Granted, it is possible that the employer won't know that you are a single parent and a law student. But if you are anything like me, you've had pics of you and your child as your Facebook profile photo, you may even have listed volunteering at your child's school as recent volunteering experience. Or friends and family may have tagged you in play date photos or family events on Instagram, Facebook, Twitter, etc., etc., etc. However the prospective employer finds out, they likely will and it behooves you to think through how you will respond to questions like the following (H/T to HR World for these questions):
  • Are you available to work overtime on occasion? Can you travel?
  • You'll be required to travel or work overtime on short notice. Is this a problem for you?
  • What is your experience with "x" age group?
  • Are you willing to relocate?
I recently accepted a job offer from an organization I have long admired, for an awesome one-year fellowship with a very good salary, health benefits and a child-care subsidy. During the telephone interview, the interviewer asked about my plans for my child (I had mentioned volunteering at her school in my application) if I were selected for the fellowship program. I told her the truth: I decided to apply to the fellowship after I saw that it offered a child care subsidy because it signaled to me that the company respects its workforce and genuinely wants to develop a diverse community of people at different life stages, but with complimentary skills. I've been a high-functioning single mother throughout law school and I'm sure that the skills I have honed through this experience, coupled with the subsidy provided by the company, will insure that I continue to bring my best self and my best work to work and to my home. Later, during the two-day in-person interview, a different interviewer expressed some concern about my ability to manage the demands of the position. I politely but confidently pointed out that applying project management, networking and efficient resource management is a life ethic for me. I'm not saying that my response sealed the deal for me on that job, but it didn't appear to hurt, because a little over a week later, I was offered the position.

That positive interview experience coupled with a recent unpleasant experience with a university student newspaper really underscored the importance of owning and telling my story. Recently, in his column for The Guardian, Oliver Burkeman wrote about Heidi Grant Halvorson’s new book, No One Understands You And What To Do About It.

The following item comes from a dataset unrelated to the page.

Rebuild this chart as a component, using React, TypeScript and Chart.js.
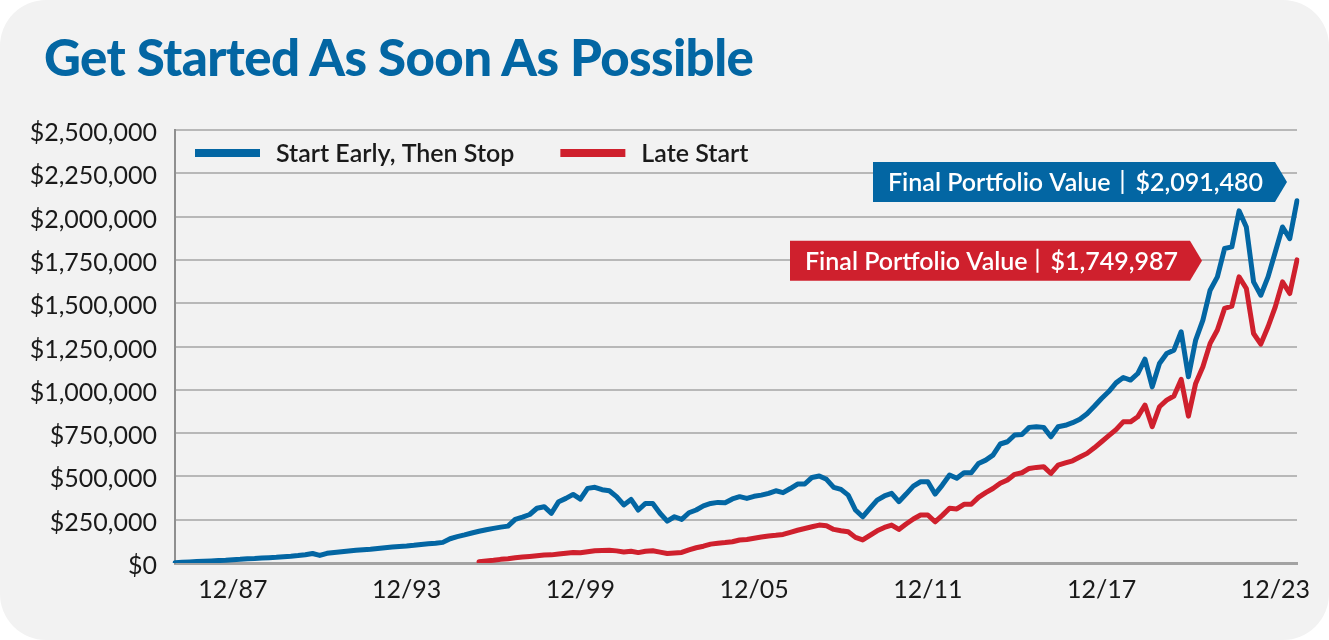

I've not yet read Halvorson's book (it's now on The List), but I was struck by Burkeman's summation of ego bias: "what matters about you, to someone else, is whatever has most meaning for them, not for you." This may not be particularly revolutionary, but it is important to remember.

I recently forgot this lesson, and found my story warped nearly to the point of defamation by a careerist "journalist" who transformed my story and family into a cipher for struggle and drama that landed her the cover story but completely erased the competence, resourcefulness, joy and triumphs that have figured prominently in the life I have built for my daughter and I. It was an annoying way to relearn the lesson that people will project upon me their own preconceived notions about who a single mom law student must be. Rather than be surprised by this, I need to be as ready as I had been in the job interviews to own my story, tell my story and integrate the lessons and skills I have learned into the next chapter of my prospective employer's story.

An employer needs to know that who you will be as a co-worker and/or employee, will be someone who can manage her family responsibilities in a way that does not undermine the work at work. And you need to know the type of work that interests you, and how the skills you have honed finding your school/family life balance will enable you to transition to work/family life. Know your story. Own it. Share it. And make it work for you as you transition out of law school and (back) into the working world.